Exercise objective:
Copy every entry word for word, but skip the pictures.

Records with drawing code:
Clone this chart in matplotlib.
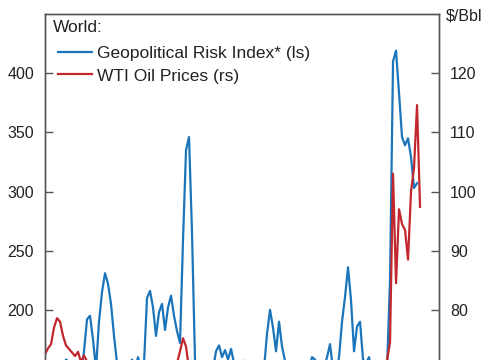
import matplotlib.pyplot as plt
import pandas as pd

plt.rcParams['font.family'] = ['Liberation Sans', 'DejaVu Sans']

# weekly readings, geopolitical risk index (left scale)
gpr = [140, 135, 130, 140, 145, 150, 152, 158, 156, 150,
       145, 140, 145, 165, 192, 195, 175, 150, 190, 215,
       231, 222, 205, 178, 155, 148, 155, 145, 150, 158,
       150, 160, 150, 155, 210, 216, 202, 178, 198, 205,
       183, 202, 212, 195, 182, 172, 259, 335, 346, 265,
       157, 130, 125, 120, 130, 140, 150, 165, 170, 160,
       166, 158, 167, 155, 150, 152, 157, 145, 140, 135,
       140, 135, 145, 150, 180, 200, 185, 165, 190, 169,
       157, 155, 145, 140, 135, 130, 135, 140, 150, 160,
       158, 150, 145, 150, 160, 171, 150, 145, 160, 190,
       211, 236, 208, 165, 186, 190, 158, 155, 160, 145,
       140, 135, 140, 145, 150, 225, 410, 419, 383, 346,
       339, 345, 329, 303, 307]

# WTI oil price, $/bbl (right scale)
wti = [72.5, 73.5, 74.2, 77.0, 78.6, 78.0, 75.6, 74.0, 73.4, 72.8,
       72.2, 72.9, 71.2, 72.3, 71.3, 69.5, 67, 64, 62, 60,
       58, 57, 59, 61, 63, 64, 62, 60, 58, 56,
       55, 57, 60, 62, 63, 64, 65, 66, 65, 64,
       66, 68, 69, 70, 71, 73.0, 75.2, 73.8, 70.0, 66,
       62, 58, 54, 50, 47, 44, 42, 40, 38, 36,
       34, 35, 38, 41, 43, 45, 47, 48, 50, 52,
       54, 56, 58, 60, 62, 63, 64, 65, 66, 67,
       68, 68, 69, 69, 68, 67, 66, 65, 64, 63,
       62, 61, 60, 59, 58, 57, 56, 55, 56, 57,
       58, 59, 60, 61, 62, 63, 64, 65, 66, 67,
       68, 69, 70, 70, 71.5, 74.5, 103.0, 84.5, 97.0, 94.5,
       93.5, 88.5, 100.0, 104.0, 114.6, 97.4]

left_ticks = [200, 250, 300, 350, 400]
right_ticks = [80, 90, 100, 110, 120]

dates = pd.date_range('2018-07-01', periods=len(wti), freq='W')

blue = '#1b75bb'
red = '#c1272d'
dark = '#222222'

fig = plt.figure(figsize=(4.85, 3.6), dpi=100)
# axes run past the bottom edge, as in the cropped reference
ax = fig.add_axes([0.0928, -0.1894, 0.8124, 1.1505])
ax2 = ax.twinx()

l1, = ax.plot(dates[:len(gpr)], gpr, color=blue, lw=1.6, label='Geopolitical Risk Index* (ls)')
l2, = ax2.plot(dates, wti, color=red, lw=1.6, label='WTI Oil Prices (rs)')

ax.set_xlim(dates[0], dates[0] + pd.Timedelta(weeks=131.33))
ax.set_ylim(100, 450)
ax2.set_ylim(60, 130)
ax.set_yticks(left_ticks)
ax2.set_yticks(right_ticks)
ax.set_xticks([])

for a in (ax, ax2):
    for s in a.spines.values():
        s.set_color('#555555')
        s.set_linewidth(1.0)
    a.tick_params(axis='y', direction='in', length=6, width=1, color='#555555',
                  labelsize=11.5, labelcolor=dark, pad=8)

leg = ax2.legend(handles=[l1, l2], loc='upper left',
                 bbox_to_anchor=(0.0152, 0.9396), frameon=False, fontsize=12.5,
                 handlelength=1.95, handletextpad=0.3,
                 labelspacing=0.42, borderaxespad=0.0)
for t in leg.get_texts():
    t.set_color(dark)

fig.text(53 / 485, 1 - 27 / 360, 'World:', fontsize=12.5, color=dark,
         ha='left', va='center')
fig.text(446 / 485, 1 - 16 / 360, '$/Bbl', fontsize=11.5, color=dark,
         ha='left', va='center')

fig.savefig('out.png', dpi=100)
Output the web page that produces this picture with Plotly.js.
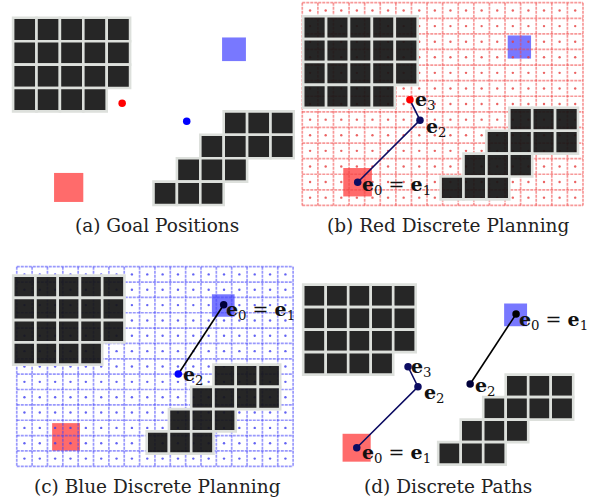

Final answer:
Clone this chart in matplotlib.
import matplotlib.pyplot as plt
import pandas as pd

plt.rcParams['font.family'] = ['Liberation Sans', 'DejaVu Sans']

# weekly readings, geopolitical risk index (left scale)
gpr = [140, 135, 130, 140, 145, 150, 152, 158, 156, 150,
       145, 140, 145, 165, 192, 195, 175, 150, 190, 215,
       231, 222, 205, 178, 155, 148, 155, 145, 150, 158,
       150, 160, 150, 155, 210, 216, 202, 178, 198, 205,
       183, 202, 212, 195, 182, 172, 259, 335, 346, 265,
       157, 130, 125, 120, 130, 140, 150, 165, 170, 160,
       166, 158, 167, 155, 150, 152, 157, 145, 140, 135,
       140, 135, 145, 150, 180, 200, 185, 165, 190, 169,
       157, 155, 145, 140, 135, 130, 135, 140, 150, 160,
       158, 150, 145, 150, 160, 171, 150, 145, 160, 190,
       211, 236, 208, 165, 186, 190, 158, 155, 160, 145,
       140, 135, 140, 145, 150, 225, 410, 419, 383, 346,
       339, 345, 329, 303, 307]

# WTI oil price, $/bbl (right scale)
wti = [72.5, 73.5, 74.2, 77.0, 78.6, 78.0, 75.6, 74.0, 73.4, 72.8,
       72.2, 72.9, 71.2, 72.3, 71.3, 69.5, 67, 64, 62, 60,
       58, 57, 59, 61, 63, 64, 62, 60, 58, 56,
       55, 57, 60, 62, 63, 64, 65, 66, 65, 64,
       66, 68, 69, 70, 71, 73.0, 75.2, 73.8, 70.0, 66,
       62, 58, 54, 50, 47, 44, 42, 40, 38, 36,
       34, 35, 38, 41, 43, 45, 47, 48, 50, 52,
       54, 56, 58, 60, 62, 63, 64, 65, 66, 67,
       68, 68, 69, 69, 68, 67, 66, 65, 64, 63,
       62, 61, 60, 59, 58, 57, 56, 55, 56, 57,
       58, 59, 60, 61, 62, 63, 64, 65, 66, 67,
       68, 69, 70, 70, 71.5, 74.5, 103.0, 84.5, 97.0, 94.5,
       93.5, 88.5, 100.0, 104.0, 114.6, 97.4]

left_ticks = [200, 250, 300, 350, 400]
right_ticks = [80, 90, 100, 110, 120]

dates = pd.date_range('2018-07-01', periods=len(wti), freq='W')

blue = '#1b75bb'
red = '#c1272d'
dark = '#222222'

fig = plt.figure(figsize=(4.85, 3.6), dpi=100)
# axes run past the bottom edge, as in the cropped reference
ax = fig.add_axes([0.0928, -0.1894, 0.8124, 1.1505])
ax2 = ax.twinx()

l1, = ax.plot(dates[:len(gpr)], gpr, color=blue, lw=1.6, label='Geopolitical Risk Index* (ls)')
l2, = ax2.plot(dates, wti, color=red, lw=1.6, label='WTI Oil Prices (rs)')

ax.set_xlim(dates[0], dates[0] + pd.Timedelta(weeks=131.33))
ax.set_ylim(100, 450)
ax2.set_ylim(60, 130)
ax.set_yticks(left_ticks)
ax2.set_yticks(right_ticks)
ax.set_xticks([])

for a in (ax, ax2):
    for s in a.spines.values():
        s.set_color('#555555')
        s.set_linewidth(1.0)
    a.tick_params(axis='y', direction='in', length=6, width=1, color='#555555',
                  labelsize=11.5, labelcolor=dark, pad=8)

leg = ax2.legend(handles=[l1, l2], loc='upper left',
                 bbox_to_anchor=(0.0152, 0.9396), frameon=False, fontsize=12.5,
                 handlelength=1.95, handletextpad=0.3,
                 labelspacing=0.42, borderaxespad=0.0)
for t in leg.get_texts():
    t.set_color(dark)

fig.text(53 / 485, 1 - 27 / 360, 'World:', fontsize=12.5, color=dark,
         ha='left', va='center')
fig.text(446 / 485, 1 - 16 / 360, '$/Bbl', fontsize=11.5, color=dark,
         ha='left', va='center')

fig.savefig('out.png', dpi=100)
Output the web page that produces this picture with Plotly.js.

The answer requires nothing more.